From nightingale poop in Japan to snail slime in South Korea, we’re globe-trotting to introduce you to some of the most fascinating beauty rituals from around the world.
Yes, you’re reading that correctly: nightingale poop. This ritual actually began in Korea but was adapted by Japan during the Heian period. Geishas used nightingale droppings for exfoliation, hyperpigmentation, and skin brightening. If you’re worried this sounds like a missed opportunity, have no fear: This ritual is still performed in Japan today.
Care for a Mud Bath?
Next, we’re traveling to Northern California, where the native Wappo people looked for ways to use the land to their advantage. Volcanic mud baths relieved muscles and exfoliated and softened skin. These mud baths were created by mixing ashy soil with warm, mineral waters from the surrounding springs.
Olive Oil? Not Just for Pasta
If you guessed that our next beauty ritual came from Italy, you would be correct. Italians use olive oil all over their bodies and hair. Because olive oil is rich in vitamin E, it strengthens the skin barrier and softens dry skin, among other benefits. Have skin prone to breakouts? Skip this one!

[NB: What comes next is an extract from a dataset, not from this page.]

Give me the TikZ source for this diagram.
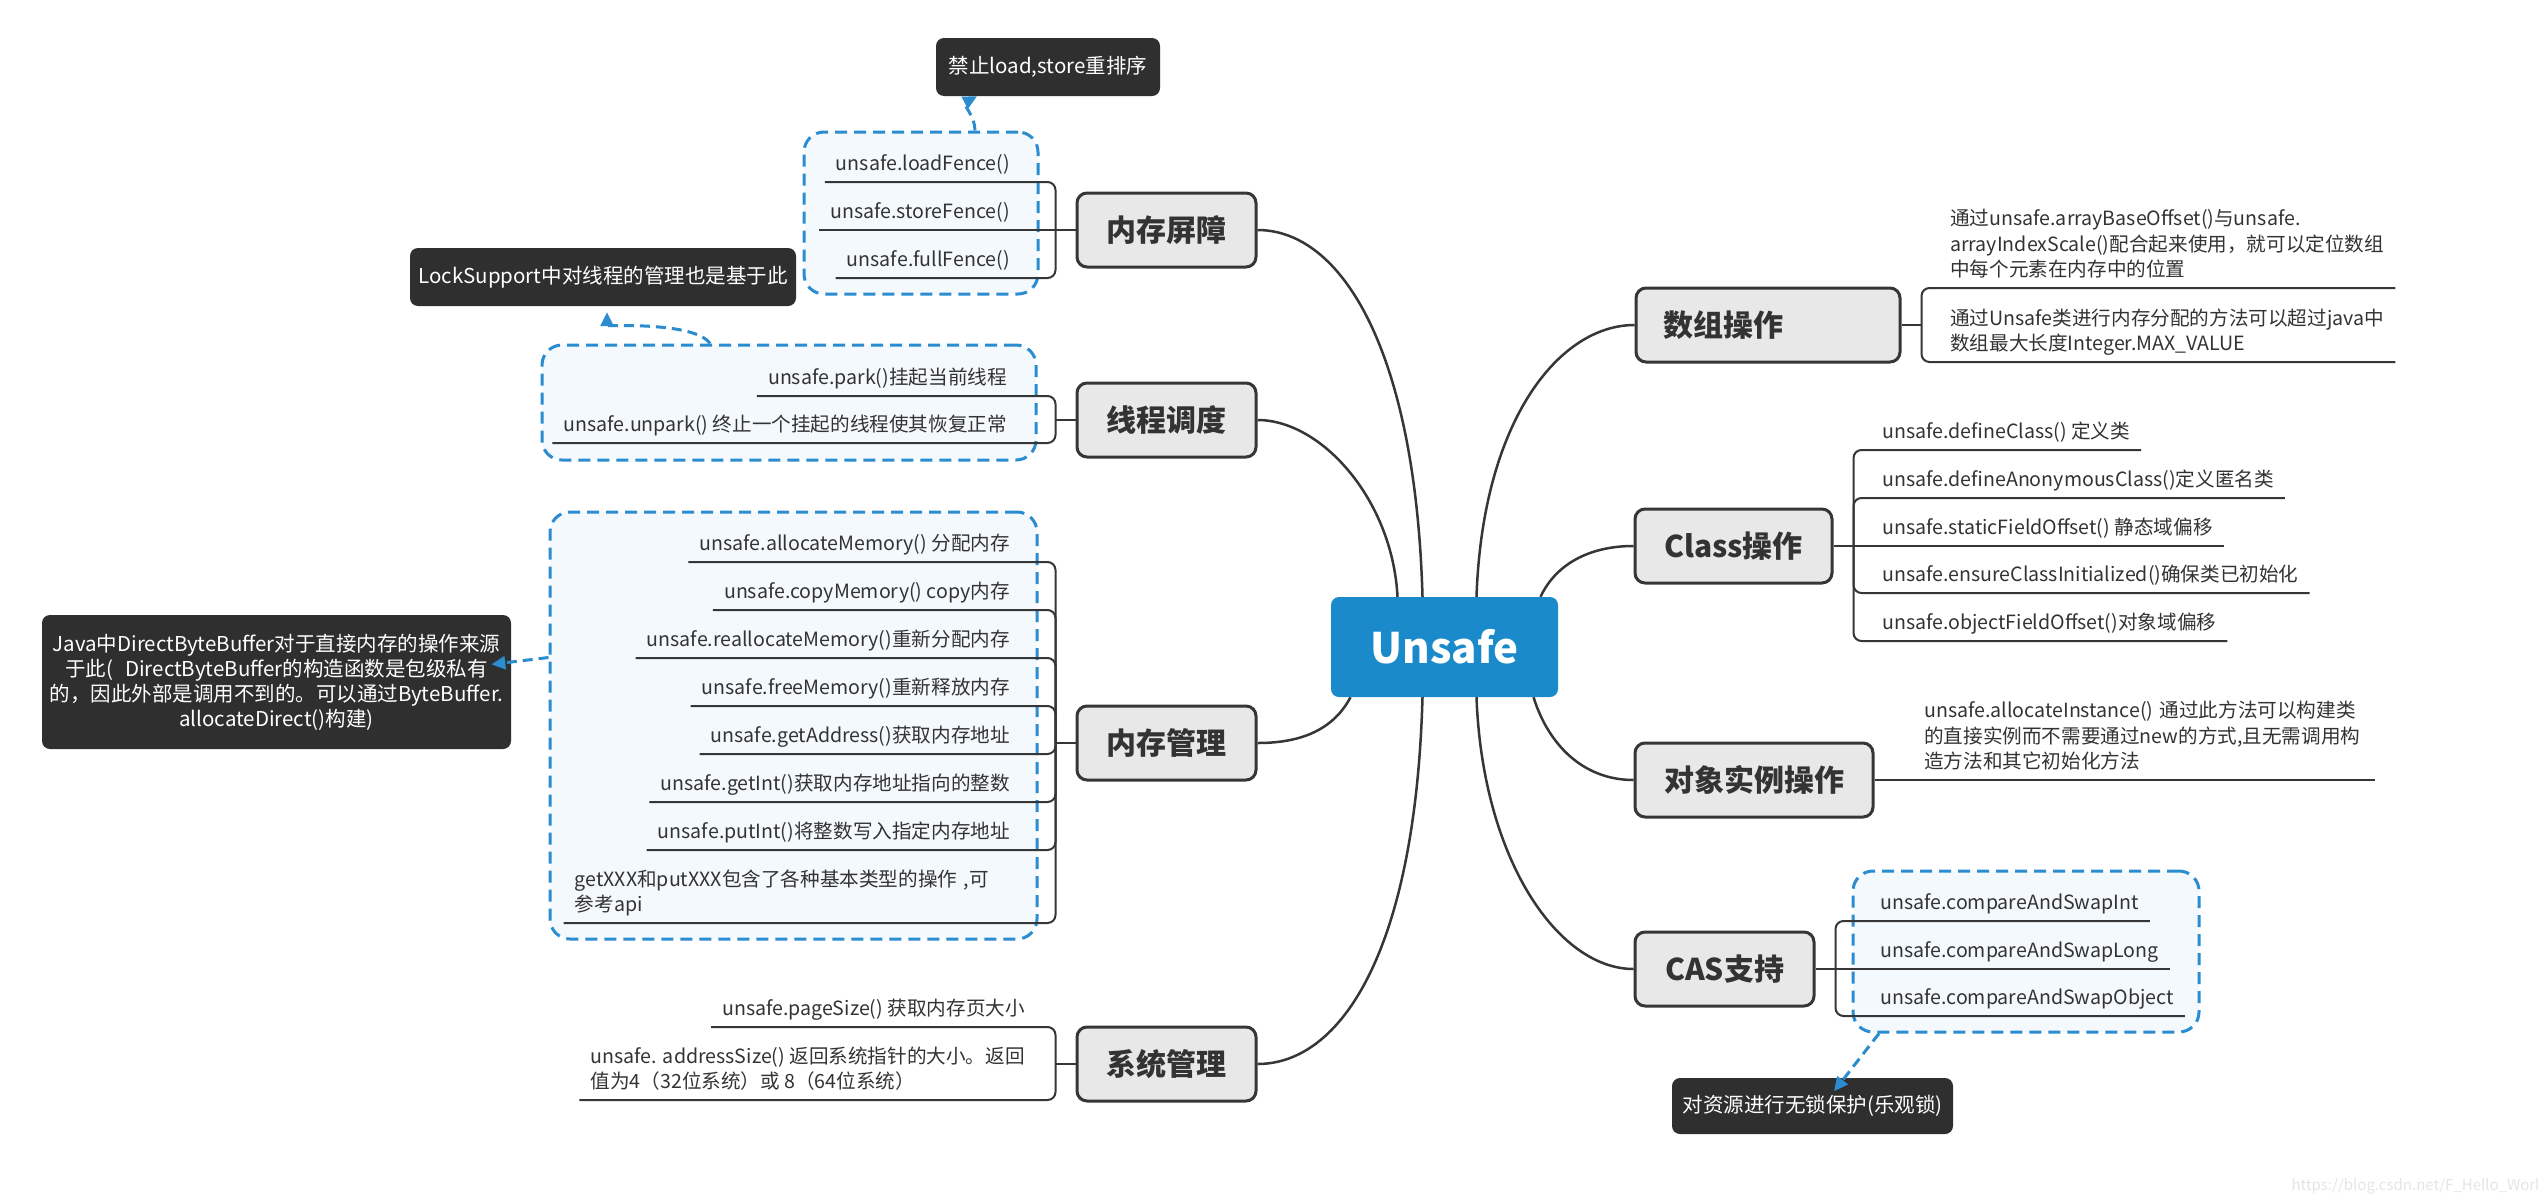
\documentclass[tikz,border=0pt]{standalone}
\usepackage{fontspec}
\setmainfont{Noto Sans CJK SC}
\usepackage{tikz}
\usetikzlibrary{positioning,arrows.meta,calc}
\pgfdeclarelayer{background}
\pgfsetlayers{background,main}
\definecolor{rootblue}{HTML}{1A8ACB}
\definecolor{topicfill}{HTML}{E8E8E8}
\definecolor{ink}{HTML}{363636}
\definecolor{txt}{HTML}{333333}
\definecolor{grpblue}{HTML}{2B8CD0}
\definecolor{grpfill}{HTML}{F3F9FD}
\definecolor{notefill}{HTML}{2F2F2F}
\newcommand{\leafend}{\rule[-5pt]{0pt}{5pt}}
\tikzset{
  rootbox/.style = {fill=rootblue, text=white, rounded corners=8pt,
                    minimum width=227pt, minimum height=100pt,
                    font=\fontsize{42}{50}\selectfont\bfseries},
  topic/.style   = {draw=ink, fill=topicfill, line width=3pt, rounded corners=10pt,
                    minimum height=74pt, text=txt, font=\fontsize{30}{36}\selectfont\bfseries},
  leaf/.style    = {text=txt, font=\fontsize{19.6}{25.5}\selectfont,
                    inner xsep=11pt, inner ysep=6pt},
  onel/.style    = {leaf, text depth=5pt},
  grp/.style     = {draw=grpblue, fill=grpfill, line width=3pt,
                    dash pattern=on 12pt off 7pt, rounded corners=20pt},
  note/.style    = {fill=notefill, text=white, rounded corners=8pt,
                    font=\fontsize{20.5}{25}\selectfont},
  link/.style    = {draw=ink, line width=2.5pt},
  tree/.style    = {draw=ink, line width=2pt, rounded corners=8pt},
  rel/.style     = {draw=grpblue, line width=3pt, dash pattern=on 10pt off 6pt,
                    -{Triangle[length=14pt,width=13pt]}},
}

\begin{document}
\begin{tikzpicture}[x=1pt,y=-1pt]
  \useasboundingbox (0,0) rectangle (2538,1197);
  % dashed groups
  \node[grp, minimum width=234pt, minimum height=162pt] (fencegrp) at (921,213) {};
  \node[grp, minimum width=494pt, minimum height=115pt] (parkgrp) at (789,402.5) {};
  \node[grp, minimum width=487pt, minimum height=427pt] (memgrp) at (793.5,725.5) {};
  \node[grp, minimum width=346pt, minimum height=161pt] (casgrp) at (2026,951.5) {};

  % root and main topics
  \node[rootbox] (root) at (1444.5,647) {Unsafe};
  \node[topic, minimum width=179pt] (membar) at (1166.5,230) {内存屏障};
  \node[topic, minimum width=179pt] (thread) at (1166.5,420) {线程调度};
  \node[topic, minimum width=179pt] (memmgr) at (1166.5,743) {内存管理};
  \node[topic, minimum width=179pt] (sysmgr) at (1166.5,1064) {系统管理};
  \node[topic, inner xsep=27pt, text width=210pt, align=left] (arrop) at (1768,325) {数组操作};
  \node[topic, minimum width=197pt] (clsop) at (1733.5,546) {Class操作};
  \node[topic, minimum width=238pt] (objop) at (1754,780) {对象实例操作};
  \node[topic, minimum width=179pt] (casop) at (1724.5,969) {CAS支持};

  % joins of the brackets
  \coordinate (fencejoin) at ([xshift=-20pt]membar.west);
  \coordinate (parkjoin) at ([xshift=-20pt]thread.west);
  \coordinate (memjoin) at ([xshift=-20pt]memmgr.west);
  \coordinate (sysjoin) at ([xshift=-20pt]sysmgr.west);
  \coordinate (arrjoin) at ([xshift=20pt]arrop.east);
  \coordinate (clsjoin) at ([xshift=20pt]clsop.east);
  \coordinate (casjoin) at ([xshift=20pt]casop.east);

  % left leaves
  \foreach \n/\y/\txt in {1/182/{unsafe.loadFence()}, 2/230/{unsafe.storeFence()},
                          3/278/{unsafe.fullFence()}}
    \node[onel, anchor=south east] (fence\n) at (1021,\y) {\txt};
  \node[onel, anchor=south east] (park1) at (1018,396) {unsafe.park()挂起当前线程};
  \node[onel, anchor=south east] (park2) at (1018,443) {unsafe.unpark() 终止一个挂起的线程使其恢复正常};
  \foreach \n/\y/\txt in {1/562/{unsafe.allocateMemory() 分配内存},
                          2/610/{unsafe.copyMemory() copy内存},
                          3/658/{unsafe.reallocateMemory()重新分配内存},
                          4/706/{unsafe.freeMemory()重新释放内存},
                          5/754/{unsafe.getAddress()获取内存地址},
                          6/802/{unsafe.getInt()获取内存地址指向的整数},
                          7/850/{unsafe.putInt()将整数写入指定内存地址}}
    \node[onel, anchor=south east] (mem\n) at (1021,\y) {\txt};
  \node[leaf, anchor=south east, text width=435pt, align=left] (mem8) at (1021,923)
    {getXXX和putXXX包含了各种基本类型的操作 ,可\\参考api\leafend};
  \node[onel, anchor=south east] (sys1) at (1036,1027) {unsafe.pageSize() 获取内存页大小};
  \node[leaf, anchor=south east, align=left] (sys2) at (1036,1100)
    {unsafe. addressSize() 返回系统指针的大小。返回\\值为4（32位系统）或 8（64位系统）\leafend};

  % right leaves
  \node[leaf, anchor=south west, text width=434pt, align=left] (arr1) at (1939,288)
    {通过unsafe.arrayBaseOffset()与unsafe.\\arrayIndexScale()配合起来使用，就可以定位数组\\中每个元素在内存中的位置\leafend};
  \node[leaf, anchor=south west, text width=434pt, align=left] (arr2) at (1939,362)
    {通过Unsafe类进行内存分配的方法可以超过java中\\数组最大长度Integer.MAX\_VALUE\leafend};
  \foreach \n/\y/\txt in {1/450/{unsafe.defineClass() 定义类},
                          2/498/{unsafe.defineAnonymousClass()定义匿名类},
                          3/546/{unsafe.staticFieldOffset() 静态域偏移},
                          4/593/{unsafe.ensureClassInitialized()确保类已初始化},
                          5/641/{unsafe.objectFieldOffset()对象域偏移}}
    \node[onel, anchor=south west] (cls\n) at (1871,\y) {\txt};
  \node[leaf, anchor=south west, text width=440pt, align=left] (obj1) at (1913,780)
    {unsafe.allocateInstance() 通过此方法可以构建类\\的直接实例而不需要通过new的方式,且无需调用构\\造方法和其它初始化方法\leafend};
  \foreach \n/\y/\txt in {1/921/{unsafe.compareAndSwapInt},
                          2/969/{unsafe.compareAndSwapLong},
                          3/1016/{unsafe.compareAndSwapObject}}
    \node[onel, anchor=south west] (cas\n) at (1869,\y) {\txt};

  % brackets and underlines
  \draw[tree] (membar.west) -- (fencejoin);
  \draw[tree] (fencejoin) -- (fence2.south west);
  \foreach \n in {1,3} \draw[tree] (fencejoin) |- (fence\n.south west);
  \draw[tree] (thread.west) -- (parkjoin);
  \foreach \n in {1,2} \draw[tree] (parkjoin) |- (park\n.south west);
  \draw[tree] (memmgr.west) -- (memjoin);
  \foreach \n in {1,...,8} \draw[tree] (memjoin) |- (mem\n.south west);
  \draw[tree] (sysmgr.west) -- (sysjoin);
  \foreach \n in {1,2} \draw[tree] (sysjoin) |- (sys\n.south west);
  \draw[tree] (arrop.east) -- (arrjoin);
  \foreach \n in {1,2} \draw[tree] (arrjoin) |- (arr\n.south east);
  \draw[tree] (clsop.east) -- (clsjoin);
  \draw[tree] (clsjoin) -- (cls3.south east);
  \foreach \n in {1,2,4,5} \draw[tree] (clsjoin) |- (cls\n.south east);
  \draw[tree] (objop.east) -- (objop.east -| obj1.south east);
  \draw[tree] (casop.east) -- (casjoin);
  \draw[tree] (casjoin) -- (cas2.south east);
  \foreach \n in {1,3} \draw[tree] (casjoin) |- (cas\n.south east);

  % callouts
  \node[note, minimum width=224pt, minimum height=58pt] (noteorder) at (1048,67) {禁止load,store重排序};
  \node[note, minimum width=386pt, minimum height=58pt] (notelock) at (603,277) {LockSupport中对线程的管理也是基于此};
  \node[note, minimum width=469pt, minimum height=134pt, align=center] (notebuf) at (276.5,682)
    {Java中DirectByteBuffer对于直接内存的操作来源\\于此(\hspace{12pt}DirectByteBuffer的构造函数是包级私有\\的，因此外部是调用不到的。可以通过ByteBuffer.\\allocateDirect()构建)};
  \node[note, minimum width=281pt, minimum height=56pt] (notecas) at (1812.5,1106) {对资源进行无锁保护(乐观锁)};

  % relations
  \draw[rel] ([xshift=54pt]fencegrp.north) .. controls +(0,-15) and +(-15,8) .. ([xshift=-71pt]noteorder.south);
  \draw[rel, shorten >=6pt] ([xshift=-79pt]parkgrp.north) .. controls +(-15,-22) and +(0,20) .. ([xshift=4pt]notelock.south);
  \draw[rel, shorten >=-20pt] ([yshift=68pt]memgrp.west) -- ([yshift=20pt]notebuf.east);
  \draw[rel, shorten >=-17pt] ([xshift=-147pt]casgrp.south) -- ([xshift=32pt]notecas.north);

  \node[anchor=west, text=black!10, font=\fontsize{15}{15}\selectfont] (mark) at (2288,1186)
    {https://blog.csdn.net/F\_Hello\_World};

  % branches from the root
  \begin{pgfonlayer}{background}
    \fill[white] (0,0) rectangle (2538,1197);
    \draw[link] ([xshift=-22pt]root.north) .. controls +(-7,-247) and +(84,0) .. (membar.east);
    \draw[link] ([xshift=-47pt]root.north) .. controls +(-5,-97) and +(64,0) .. (thread.east);
    \draw[link] ([xshift=-94pt]root.south) .. controls +(-20,38) and +(34,0) .. (memmgr.east);
    \draw[link] ([xshift=-22pt]root.south) .. controls +(-7,253) and +(84,0) .. (sysmgr.east);
    \draw[link] ([xshift=32pt]root.north) .. controls +(6,-177) and +(-75,0) .. (arrop.west);
    \draw[link] ([xshift=96pt]root.north) .. controls +(15,-32) and +(-45,0) .. (clsop.west);
    \draw[link] ([xshift=89pt]root.south) .. controls +(15,48) and +(-50,0) .. (objop.west);
    \draw[link] ([xshift=32pt]root.south) .. controls +(6,163) and +(-75,0) .. (casop.west);
  \end{pgfonlayer}
\end{tikzpicture}
\end{document}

Next stop: Egypt. Hair removal was an essential part of beauty routines in ancient Egypt, and sugaring was a natural way to do so. Egyptians made a solution of sugar, lemon, and water to create a paste to pull out the hair. Not only is this ritual still practiced today, but it’s gaining popularity, especially among beauty influencers.
Snail slime is used all around the world, but most famously in South Korea, where snail slime is used in skincare to moisturize, smooth wrinkles, and calm sensitive skin.
Cringing already? Don’t feel bad; so are we. Snake massages are a fairly new practice started by snake spa owner Ada Barak, who believes snake slithering motions are incredibly relaxing. Science has yet to determine the benefits, but that hasn’t stopped people from flocking to Israel to experience the ritual for themselves.